DV: What’s going to happen to the recordings that didn’t end up on the new album?
MC:
We’re selling a tour CD-R thing that has some of the songs that we’re selling at the shows as well as just lots of other new stuff that we did while getting ready for the tour, stuff we did in the studio for a tour-only kind of thing.

DV: With all these weird sounds, who is playing what on Always Wrong?
MC:
For the most part, I play guitar on most of the tracks, and tapes as well. John Olsen plays the reeds as well as electronics. He’s the electronics and reeds guy—he always has some crazy horn that he’s blowing through that always rules. And Nate does the vocals, you know, writes all the lyrics and usually structures the songs that we kinda go from. We all have a say in everything, it’s not like one person does everything, but Nate does write all the lyrics and does all the vocals.
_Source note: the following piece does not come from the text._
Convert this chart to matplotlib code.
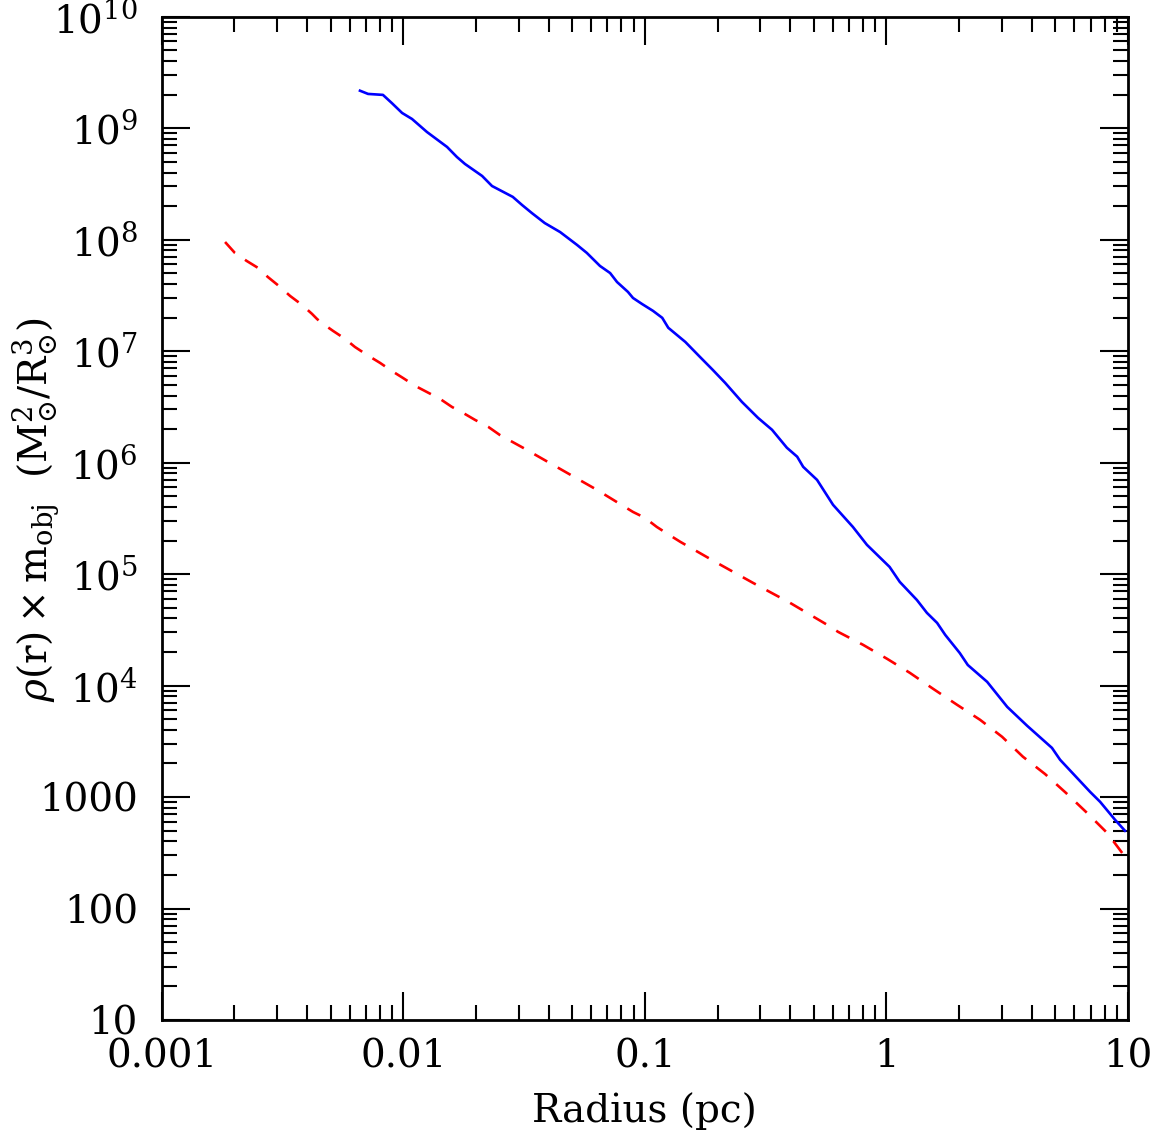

DV: Does the use of actual instruments on the record change the dynamic of the live show?
MC:
I think so, yeah. I think this tour has been our very favorite tour we’ve done since I’ve been playing with Wolf Eyes, and it’s because we’re just kind of getting up there and letting loose on stage and not really worrying about anything, just making the sounds that we want to make. So we’ve just been focusing on fleshing out different sounds and different ideas rather than sticking to song after song. I think the live shows on this tour have been a lot more, maybe expansive is the word. We don’t play like super long, you know, so expansive in the jam sense, not in the length of the set.